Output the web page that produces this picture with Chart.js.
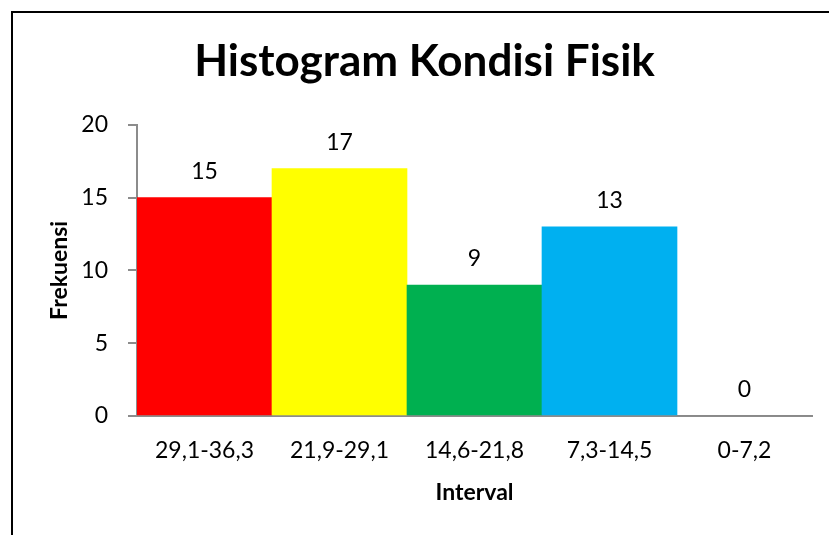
<!DOCTYPE html>
<html>
<head>
<meta charset="utf-8">
<script src="https://cdn.jsdelivr.net/npm/chart.js@4"></script>
<style>
  html, body { margin: 0; padding: 0; background: #fff; overflow: hidden; }
  #wrap { position: relative; width: 829px; height: 535px; overflow: hidden; }
  #frame { position: absolute; left: 11px; top: 11px; width: 900px; height: 700px; border: 2px solid #000; box-sizing: border-box; pointer-events: none; }
  canvas { position: absolute; left: 0; top: 0; }
</style>
</head>
<body>
<div id="wrap">
  <canvas id="c" width="829" height="535"></canvas>
  <div id="frame"></div>
</div>
<script>
const categories = ["29,1-36,3", "21,9-29,1", "14,6-21,8", "7,3-14,5", "0-7,2"];
const frequencies = [15, 17, 9, 13, 0];
const barColors = ["#FF0000", "#FFFF00", "#00B050", "#00B0F0", "#7F7F7F"];
const yTicks = [0, 5, 10, 15, 20];

const FONT = "Lato, 'Open Sans', sans-serif";

const valueLabels = {
  id: 'valueLabels',
  afterDatasetsDraw(chart) {
    const ctx = chart.ctx;
    const meta = chart.getDatasetMeta(0);
    ctx.save();
    ctx.font = "23px " + FONT;
    ctx.fillStyle = "#000";
    ctx.textAlign = "center";
    ctx.textBaseline = "middle";
    meta.data.forEach((bar, i) => {
      ctx.fillText(String(frequencies[i]), bar.x, bar.y - 26);
    });
    ctx.restore();
  }
};

new Chart(document.getElementById('c'), {
  type: 'bar',
  data: {
    labels: categories,
    datasets: [{
      data: frequencies,
      backgroundColor: barColors,
      borderWidth: 0,
      barPercentage: 1.0,
      categoryPercentage: 1.0
    }]
  },
  options: {
    responsive: false,
    animation: false,
    layout: { padding: { left: 37, right: 17, top: 0, bottom: 0 } },
    plugins: {
      legend: { display: false },
      tooltip: { enabled: false },
      title: {
        display: true,
        text: "Histogram Kondisi Fisik",
        color: "#000",
        font: { family: FONT, size: 44, weight: 'bold' },
        padding: { top: 35, bottom: 37 }
      }
    },
    scales: {
      x: {
        grid: { display: false, drawTicks: false },
        border: { display: true, color: '#8c8c8c', width: 2 },
        ticks: { color: '#000', font: { family: FONT, size: 23 }, padding: 21, maxRotation: 0 },
        title: { display: true, text: "Interval", color: '#000', font: { family: FONT, size: 23, weight: 'bold' }, padding: { top: 4, bottom: 29 } },
        afterFit(scale) { scale.height = 119; }
      },
      y: {
        min: 0, max: 20,
        afterBuildTicks(scale) { scale.ticks = yTicks.map(v => ({ value: v })); },
        grid: { drawOnChartArea: false, drawTicks: true, tickLength: 9, color: '#8c8c8c', lineWidth: 2 },
        border: { display: true, color: '#8c8c8c', width: 2 },
        ticks: { color: '#000', font: { family: FONT, size: 23 }, padding: 20 },
        title: { display: true, text: "Frekuensi", color: '#000', font: { family: FONT, size: 23, weight: 'bold' }, padding: { top: 9, bottom: 0 } },
        afterFit(scale) { scale.width = 100; }
      }
    }
  },
  plugins: [valueLabels]
});
</script>
</body>
</html>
+ + +
WHAT TO DO:
Each line of the material must be retyped exactly, except that images are omitted.

TASK OUTPUT:
Output the web page that produces this picture with Chart.js.
<!DOCTYPE html>
<html>
<head>
<meta charset="utf-8">
<script src="https://cdn.jsdelivr.net/npm/chart.js@4"></script>
<style>
  html, body { margin: 0; padding: 0; background: #fff; overflow: hidden; }
  #wrap { position: relative; width: 829px; height: 535px; overflow: hidden; }
  #frame { position: absolute; left: 11px; top: 11px; width: 900px; height: 700px; border: 2px solid #000; box-sizing: border-box; pointer-events: none; }
  canvas { position: absolute; left: 0; top: 0; }
</style>
</head>
<body>
<div id="wrap">
  <canvas id="c" width="829" height="535"></canvas>
  <div id="frame"></div>
</div>
<script>
const categories = ["29,1-36,3", "21,9-29,1", "14,6-21,8", "7,3-14,5", "0-7,2"];
const frequencies = [15, 17, 9, 13, 0];
const barColors = ["#FF0000", "#FFFF00", "#00B050", "#00B0F0", "#7F7F7F"];
const yTicks = [0, 5, 10, 15, 20];

const FONT = "Lato, 'Open Sans', sans-serif";

const valueLabels = {
  id: 'valueLabels',
  afterDatasetsDraw(chart) {
    const ctx = chart.ctx;
    const meta = chart.getDatasetMeta(0);
    ctx.save();
    ctx.font = "23px " + FONT;
    ctx.fillStyle = "#000";
    ctx.textAlign = "center";
    ctx.textBaseline = "middle";
    meta.data.forEach((bar, i) => {
      ctx.fillText(String(frequencies[i]), bar.x, bar.y - 26);
    });
    ctx.restore();
  }
};

new Chart(document.getElementById('c'), {
  type: 'bar',
  data: {
    labels: categories,
    datasets: [{
      data: frequencies,
      backgroundColor: barColors,
      borderWidth: 0,
      barPercentage: 1.0,
      categoryPercentage: 1.0
    }]
  },
  options: {
    responsive: false,
    animation: false,
    layout: { padding: { left: 37, right: 17, top: 0, bottom: 0 } },
    plugins: {
      legend: { display: false },
      tooltip: { enabled: false },
      title: {
        display: true,
        text: "Histogram Kondisi Fisik",
        color: "#000",
        font: { family: FONT, size: 44, weight: 'bold' },
        padding: { top: 35, bottom: 37 }
      }
    },
    scales: {
      x: {
        grid: { display: false, drawTicks: false },
        border: { display: true, color: '#8c8c8c', width: 2 },
        ticks: { color: '#000', font: { family: FONT, size: 23 }, padding: 21, maxRotation: 0 },
        title: { display: true, text: "Interval", color: '#000', font: { family: FONT, size: 23, weight: 'bold' }, padding: { top: 4, bottom: 29 } },
        afterFit(scale) { scale.height = 119; }
      },
      y: {
        min: 0, max: 20,
        afterBuildTicks(scale) { scale.ticks = yTicks.map(v => ({ value: v })); },
        grid: { drawOnChartArea: false, drawTicks: true, tickLength: 9, color: '#8c8c8c', lineWidth: 2 },
        border: { display: true, color: '#8c8c8c', width: 2 },
        ticks: { color: '#000', font: { family: FONT, size: 23 }, padding: 20 },
        title: { display: true, text: "Frekuensi", color: '#000', font: { family: FONT, size: 23, weight: 'bold' }, padding: { top: 9, bottom: 0 } },
        afterFit(scale) { scale.width = 100; }
      }
    }
  },
  plugins: [valueLabels]
});
</script>
</body>
</html>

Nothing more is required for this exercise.